COVID-19: Change in Spring 2021 Calendar
Dear Covenant Scots,
I'm writing this evening to share important information about our plans for the spring semester. Before I do that, I want to say thank you for the efforts you've made to care for other members of our community by complying with the restrictions and guidelines we've established for our campus. I think you know that while these guidelines aren't always our preference, or aren't always fun, they're the things that allow us to continue to be on campus together in the midst of a public health situation that has shut down many other colleges. I'm grateful to you for the efforts you've made to abide by these guidelines, even when you might not prefer to. As of this afternoon, we have only one confirmed positive case of COVID-19 in our student body, and only two students in quarantine. That's a remarkable testament both to your willingness to comply with public health guidelines and to God's gracious watchcare over us as a community. Thank you, and please keep it up! (We all want to be here until November 24.)
As we look to the spring semester, we want to continue to make it our priority to be together on campus for face-to-face education. We believe that this is the best way for you to benefit from the transformational experience that has always been the hallmark of a Covenant College education. In view of this priority, we will postpone the start of the spring semester until Monday, February 1, with the semester to conclude with commencement on Saturday, May 22.
We are making this decision in light of the priorities we established last spring, as we looked toward the resumption of face-to-face education on our campus:
The protection of the most vulnerable in our community
The safety and well-being of all students and employees
Residential delivery of courses, with accommodations for remote learning
The closest approximation as practicable of the Covenant experience
The decision to delay the start of our spring semester aligns with the medical advice we've received and complements the decision we made to compress the fall semester and finish before Thanksgiving. Most significantly in this regard, our revised Spring 2021 schedule will allow us to avoid having our community on campus for the peak flu/respiratory disease season. Competition with the flu has real potential to complicate our tracking of, and response to, COVID-19 cases. All of us will be well-served if we can get beyond the peak of the flu and cold season before coming back to campus.

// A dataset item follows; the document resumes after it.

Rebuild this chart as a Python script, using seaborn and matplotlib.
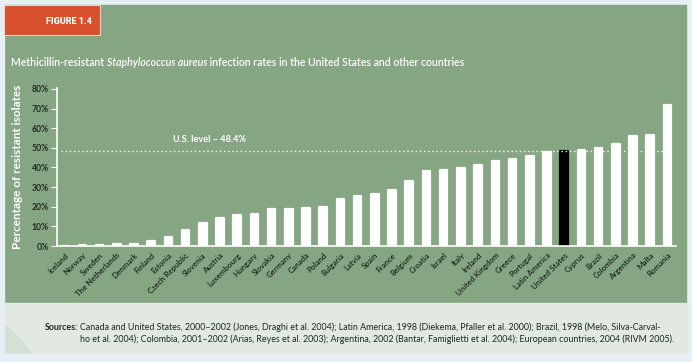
import matplotlib

matplotlib.use("Agg")

import matplotlib.pyplot as plt
import pandas as pd
import seaborn as sns
from matplotlib.patches import Ellipse, Rectangle

COUNTRIES = [
    "Iceland", "Norway", "Sweden", "The Netherlands", "Denmark", "Finland",
    "Estonia", "Czech Republic", "Slovenia", "Austria", "Luxembourg", "Hungary",
    "Slovakia", "Germany", "Canada", "Poland", "Bulgaria", "Latvia", "Spain",
    "France", "Belgium", "Croatia", "Israel", "Italy", "Ireland",
    "United Kingdom", "Greece", "Portugal", "Latin America", "United States",
    "Cyprus", "Brazil", "Colombia", "Argentina", "Malta", "Romania",
]
RATES = [
    0.0, 0.5, 0.5, 1.0, 1.2, 2.7,
    4.7, 8.1, 11.5, 14.2, 15.6, 16.3,
    18.6, 19.0, 19.5, 19.7, 23.7, 25.4, 26.4,
    28.6, 33.2, 38.0, 38.8, 39.7, 41.4,
    43.4, 44.2, 46.1, 48.0, 48.4,
    48.8, 50.0, 52.2, 56.1, 56.4, 71.7,
]
US_LEVEL = 48.4
Y_TICKS = [0, 10, 20, 30, 40, 50, 60, 70, 80]

TITLE_PLAIN_1 = "Methicillin-resistant "
TITLE_ITALIC = "Staphylococcus aureus"
TITLE_PLAIN_2 = " infection rates in the United States and other countries"
SOURCES_1 = ("Canada and United States, 2000\u20132002 (Jones, Draghi et al. 2004); "
             "Latin America, 1998 (Diekema, Pfaller et al. 2000); Brazil, 1998 (Melo, Silva-Carval-")
SOURCES_2 = ("ho et al. 2004); Colombia, 2001\u20132002 (Arias, Reyes et al. 2003); Argentina, 2002 "
             "(Bantar, Famiglietti et al. 2004); European countries, 2004 (RIVM 2005).")

W, H = 692, 362
BG = "#e7eff6"
GREEN = "#86a583"
ORANGE = "#d8502c"
FOOT = "#e1e9e1"
DARK = "#1e2a1e"


def fx(x):
    return x / W


def fy(y):
    return 1 - y / H


sns.set_theme(style="white")
plt.rcParams["font.family"] = ["Lato", "DejaVu Sans"]

df = pd.DataFrame({"country": COUNTRIES, "rate": RATES})
colors = {c: ("#000000" if c == "United States" else "#ffffff") for c in COUNTRIES}

fig = plt.figure(figsize=(W / 100, H / 100), dpi=100, facecolor=BG)

# panels
fig.add_artist(Rectangle((fx(4), fy(303)), fx(686) - fx(4), fy(5) - fy(303),
                         transform=fig.transFigure, color=GREEN, zorder=0))
fig.add_artist(Rectangle((fx(4), fy(354)), fx(687) - fx(4), fy(303) - fy(354),
                         transform=fig.transFigure, color=FOOT, zorder=0))
fig.add_artist(Ellipse((fx(-120), fy(400)), fx(330), (fy(0) - fy(230)),
                       transform=fig.transFigure, color="#d5e0d4", zorder=0.1))
fig.add_artist(Rectangle((fx(0), fy(362)), fx(4), 1, transform=fig.transFigure,
                         color=BG, zorder=0.2))
fig.add_artist(Rectangle((fx(0), fy(362)), 1, fy(354) - fy(362), transform=fig.transFigure,
                         color=BG, zorder=0.2))
fig.add_artist(Rectangle((fx(4), fy(35)), fx(100) - fx(4), fy(5) - fy(35),
                         transform=fig.transFigure, facecolor=ORANGE,
                         edgecolor="#f3d2c4", linewidth=0.8, zorder=0.5))
fig.text(fx(92), fy(21), "FIGURE 1.4", color="white", fontsize=6.5, fontweight="heavy",
         ha="right", va="center", family=["Roboto", "DejaVu Sans"])

# title
TITLE_SIZE = 7.6
t = fig.text(fx(11), fy(62), TITLE_PLAIN_1, color="white", fontsize=TITLE_SIZE,
             va="center", fontweight="semibold")
fig.canvas.draw()
r = fig.canvas.get_renderer()
x_next = t.get_window_extent(r).x1 / W
t2 = fig.text(x_next, fy(62), TITLE_ITALIC, color="white", fontsize=TITLE_SIZE, va="center",
              style="italic", fontweight="semibold")
x_next = t2.get_window_extent(r).x1 / W
fig.text(x_next, fy(62), TITLE_PLAIN_2, color="white", fontsize=TITLE_SIZE, va="center",
         fontweight="semibold")

ax = fig.add_axes([fx(57), fy(246), fx(676) - fx(57), fy(88) - fy(246)])
ax.set_facecolor("none")

sns.barplot(data=df, x="country", y="rate", hue="country", palette=colors,
            order=COUNTRIES, width=0.44, legend=False, ax=ax, saturation=1)
for patch, c in zip(ax.patches, COUNTRIES):
    patch.set_edgecolor(colors[c])
    patch.set_linewidth(1.6)
    patch.set_joinstyle("round")

ax.hlines(US_LEVEL, -0.25, 34.75, colors="white", linestyles=(0, (1, 2)), linewidth=1)
ax.text(8.4, 54.3, "U.S. level \u2013 48.4%", color="white", fontsize=6.6,
        fontweight="bold", ha="center", va="center")

ax.set_xlim(-0.47, 35.5)
ax.set_ylim(0, 80.5)
ax.set_yticks(Y_TICKS)
ax.set_yticklabels([f"{v}%" for v in Y_TICKS], color=DARK, fontsize=6.2, fontweight="bold")
ax.set_xticks(range(len(COUNTRIES)))
ax.set_xticklabels(COUNTRIES, rotation=45, ha="right", rotation_mode="anchor",
                   color=DARK, fontsize=5.8, fontweight="semibold")
ax.set_xticks([i + 0.5 for i in range(len(COUNTRIES))], minor=True)
ax.tick_params(axis="x", which="major", length=0, pad=4)
ax.tick_params(axis="x", which="minor", direction="in", length=3, width=0.8, color="white")
ax.tick_params(axis="y", direction="out", length=4, width=0.8, color="white", pad=2, left=True)
ax.set_xlabel("")
ax.set_ylabel("Percentage of resistant isolates", color="white", fontsize=8.5,
              fontweight="bold", labelpad=6)
for side in ["top", "right"]:
    ax.spines[side].set_visible(False)
for side in ["left", "bottom"]:
    ax.spines[side].set_color("white")
    ax.spines[side].set_linewidth(1.2)
ax.grid(False)

# sources
SRC_SIZE = 6.4
s = fig.text(fx(45), fy(327), "Sources:", color=DARK, fontsize=SRC_SIZE, fontweight="bold",
             va="center")
fig.canvas.draw()
x_next = s.get_window_extent(fig.canvas.get_renderer()).x1 / W
fig.text(x_next + 0.003, fy(327), SOURCES_1, color=DARK, fontsize=SRC_SIZE, va="center")
fig.text(fx(674), fy(339), SOURCES_2, color=DARK, fontsize=SRC_SIZE, va="center", ha="right")

fig.savefig("out.png", dpi=100, facecolor=BG)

The decision to delay the start of the spring semester also presents several benefits:
It allows us to avoid January weather that is dreary and can negatively impact mental health.
It affords us more access to "outdoor friendly" weather, which gives us the opportunity to take advantage both of the natural beauty that is a feature of our campus and our new outdoor gathering spaces (e.g., the West Pavilion).
It provides more time for you to test negative for COVID-19 after family gatherings over Christmas and New Years. (At present, we plan to require students to supply a negative COVID-19 test prior to returning to campus for the spring semester).
It allows us to offer an online January term (J-Term). We'll be providing more details on this offering in the days to come. For now, it is perhaps sufficient to say that there is potential for course-, internship-, and intercultural-requirements to be met during this J-Term.
Needless to say, making this adjustment to our spring calendar disrupts aspects of our normal educational program. Nevertheless, we have become convinced that the benefits outweigh the disadvantages, and that this course of action provides the best path for us to continue to provide for you face-to-face, Covenant College education.
There will be more details to come on this shift in the calendar and its implications for various aspects of our campus life. (For example, we anticipate that some winter athletes will need to return to campus prior to February 1.) Thank you for your patience and persistence as we adapt to an unusual public health situation.